Even when controlling for partisanship, ideology, region and a host of other factors, white millennials fit Michael Tesler’s analysis, explored here. As he put it, economic anxiety isn’t driving racial resentment; rather, racial resentment is driving economic anxiety. We found, as he has in a larger population, that racial resentment is the biggest predictor of white vulnerability among white millennials. Economic variables like education, income and employment made a negligible difference.
To anyone who’s been following the research on this, the findings should come as little surprise. There have now been numerous studies that found support for Trump is closely linked to racial resentment, defined by Fowler, Medenica, and Cohen as “a moral feeling that blacks violate such traditional American values as individualism and self-reliance.”
This is crucial to understanding both Trump’s rise and how to overcome Trump. As a presidential candidate, Trump made all sorts of racist comments . . . . and deploying dog whistles about “law and order.”
The studies suggest that these kinds of comments and actions are not just incidental to Trump; they are at the core of his political success. If Democrats want to defeat him, they will need to overcome that racial resentment.
This is not a one-off finding. At this point, the evidence that Trump’s rise was driven by racism and racial resentment is fairly stacked.

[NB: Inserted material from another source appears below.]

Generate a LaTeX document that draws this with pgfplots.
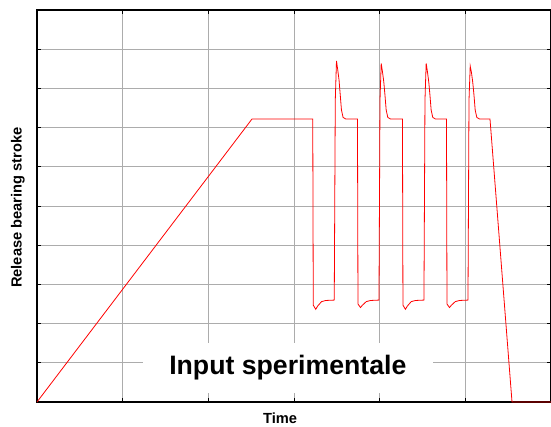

One paper, published in January by political scientists Brian Schaffner, Matthew MacWilliams, and Tatishe Nteta, found that voters’ measures of sexism and racism correlated much more closely with support for Trump than economic dissatisfaction after controlling for factors like partisanship and political ideology.
Another study, conducted by researchers Brenda Major, Alison Blodorn, and Gregory Major Blascovich shortly before the election, found that if people who strongly identified as white were told that nonwhite groups will outnumber white people in 2042, they became more likely to support Trump.
And a study, published in November by researchers Matthew Luttig, Christopher Federico, and Howard Lavine, found that Trump supporters were much more likely to change their views on housing policy based on race. In this study, respondents were randomly assigned “a subtle image of either a black or a white man.” Then, they were asked about views on housing policy.  The researchers found that Trump supporters were much more likely to be impacted by the image of a black man.
The point, at least for me, is not to demonize Trump voters. The point is to understand them in order to better grasp what motivated them to vote for someone who ran a clearly bigoted campaign and who most voters agreed is unqualified for the nation’s highest office.
As Schaffner, MacWilliams, and Nteta wrote in their paper, there’s growing evidence that 2016 was unique — in that racism and sexism played a more powerful role than in recent presidential elections. “Specifically, we find no statistically significant relationship between either the racism or sexism scales and favorability ratings of either [previous Republican candidates] John McCain or Mitt Romney,” they wrote. “However, the pattern is quite strong for favorability ratings of Donald Trump.”